→ Task to carry out
Find the lines that hold "this". Report only how many there are.

→ Material for the task
----------
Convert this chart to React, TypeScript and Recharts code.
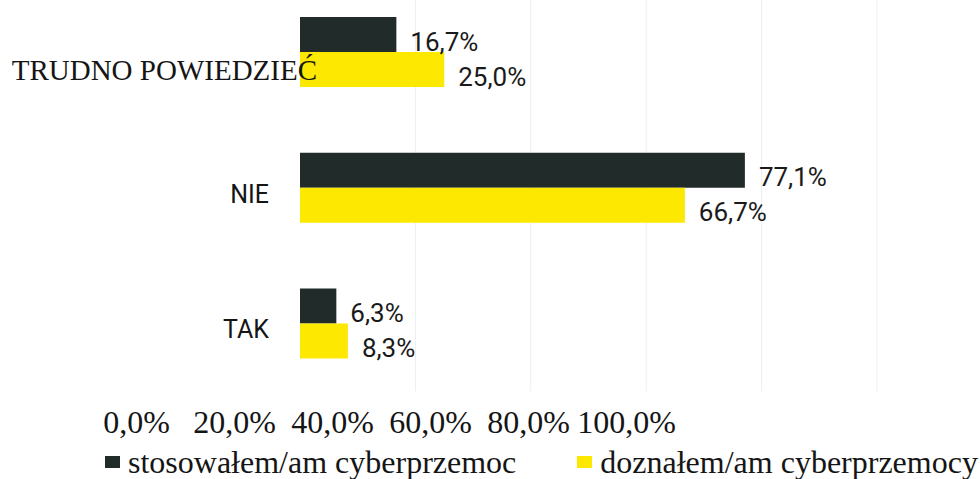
----------
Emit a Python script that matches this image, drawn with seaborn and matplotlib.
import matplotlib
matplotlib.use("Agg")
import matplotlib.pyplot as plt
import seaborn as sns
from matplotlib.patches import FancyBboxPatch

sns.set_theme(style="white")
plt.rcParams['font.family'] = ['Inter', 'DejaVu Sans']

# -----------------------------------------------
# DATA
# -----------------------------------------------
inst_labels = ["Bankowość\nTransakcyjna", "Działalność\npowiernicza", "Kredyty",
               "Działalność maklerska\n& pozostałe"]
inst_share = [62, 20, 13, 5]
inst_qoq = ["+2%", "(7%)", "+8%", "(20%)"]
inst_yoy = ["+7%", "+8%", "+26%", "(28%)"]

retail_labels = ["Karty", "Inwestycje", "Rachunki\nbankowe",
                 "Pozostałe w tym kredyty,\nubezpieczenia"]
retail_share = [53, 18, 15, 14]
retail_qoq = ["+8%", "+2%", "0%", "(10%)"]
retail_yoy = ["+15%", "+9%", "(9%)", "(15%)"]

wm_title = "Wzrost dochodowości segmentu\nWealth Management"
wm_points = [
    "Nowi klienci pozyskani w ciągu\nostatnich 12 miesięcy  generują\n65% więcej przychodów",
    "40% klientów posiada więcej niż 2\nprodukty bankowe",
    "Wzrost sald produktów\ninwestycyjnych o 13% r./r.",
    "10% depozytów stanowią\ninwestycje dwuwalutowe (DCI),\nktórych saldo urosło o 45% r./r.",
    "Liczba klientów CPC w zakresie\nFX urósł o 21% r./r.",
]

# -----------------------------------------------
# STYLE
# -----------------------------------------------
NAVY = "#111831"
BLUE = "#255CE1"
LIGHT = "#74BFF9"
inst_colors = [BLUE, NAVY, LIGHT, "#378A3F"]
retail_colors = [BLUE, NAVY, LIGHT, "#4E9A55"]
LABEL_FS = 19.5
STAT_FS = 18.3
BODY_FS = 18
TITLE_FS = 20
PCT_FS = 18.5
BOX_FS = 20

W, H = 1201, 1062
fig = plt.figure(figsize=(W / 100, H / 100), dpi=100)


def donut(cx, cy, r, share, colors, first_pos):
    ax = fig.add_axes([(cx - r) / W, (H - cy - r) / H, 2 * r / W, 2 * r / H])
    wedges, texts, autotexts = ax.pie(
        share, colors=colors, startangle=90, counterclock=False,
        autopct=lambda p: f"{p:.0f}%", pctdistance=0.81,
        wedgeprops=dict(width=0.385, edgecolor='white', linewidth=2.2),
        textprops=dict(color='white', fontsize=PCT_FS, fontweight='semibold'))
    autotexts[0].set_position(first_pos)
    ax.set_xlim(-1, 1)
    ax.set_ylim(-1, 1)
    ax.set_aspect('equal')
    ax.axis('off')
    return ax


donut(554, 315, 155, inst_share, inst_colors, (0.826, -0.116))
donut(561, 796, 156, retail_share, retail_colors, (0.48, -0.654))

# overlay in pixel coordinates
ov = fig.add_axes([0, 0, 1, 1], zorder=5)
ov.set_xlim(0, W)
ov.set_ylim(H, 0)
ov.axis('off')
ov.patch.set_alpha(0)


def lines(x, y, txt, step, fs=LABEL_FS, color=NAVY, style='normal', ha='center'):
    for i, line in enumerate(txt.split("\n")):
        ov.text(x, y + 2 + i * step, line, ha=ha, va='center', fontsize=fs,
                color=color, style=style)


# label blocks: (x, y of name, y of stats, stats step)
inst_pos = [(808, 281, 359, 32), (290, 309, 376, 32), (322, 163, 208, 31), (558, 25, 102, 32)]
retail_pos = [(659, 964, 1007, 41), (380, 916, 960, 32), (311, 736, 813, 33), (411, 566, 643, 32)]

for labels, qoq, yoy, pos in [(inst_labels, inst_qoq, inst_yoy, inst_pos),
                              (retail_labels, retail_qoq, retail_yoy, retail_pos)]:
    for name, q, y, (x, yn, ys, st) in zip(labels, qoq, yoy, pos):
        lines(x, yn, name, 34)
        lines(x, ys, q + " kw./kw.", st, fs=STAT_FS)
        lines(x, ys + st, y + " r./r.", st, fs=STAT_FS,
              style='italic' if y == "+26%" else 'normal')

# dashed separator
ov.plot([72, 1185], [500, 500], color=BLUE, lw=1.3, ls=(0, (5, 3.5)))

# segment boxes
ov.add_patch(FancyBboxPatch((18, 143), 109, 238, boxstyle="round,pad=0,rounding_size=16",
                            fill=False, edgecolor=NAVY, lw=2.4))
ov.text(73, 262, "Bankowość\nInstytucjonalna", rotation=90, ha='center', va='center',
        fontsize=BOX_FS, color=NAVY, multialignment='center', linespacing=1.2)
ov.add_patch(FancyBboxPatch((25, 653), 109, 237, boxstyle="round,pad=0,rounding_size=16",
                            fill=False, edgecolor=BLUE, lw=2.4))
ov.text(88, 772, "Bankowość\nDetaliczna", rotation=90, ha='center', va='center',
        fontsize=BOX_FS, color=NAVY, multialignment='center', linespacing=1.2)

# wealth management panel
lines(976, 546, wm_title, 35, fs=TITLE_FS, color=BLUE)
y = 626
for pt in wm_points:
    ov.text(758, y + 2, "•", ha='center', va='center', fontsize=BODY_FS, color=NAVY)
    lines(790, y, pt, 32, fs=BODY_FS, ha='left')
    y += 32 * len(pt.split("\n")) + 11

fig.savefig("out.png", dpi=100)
----------
→ Right answer
2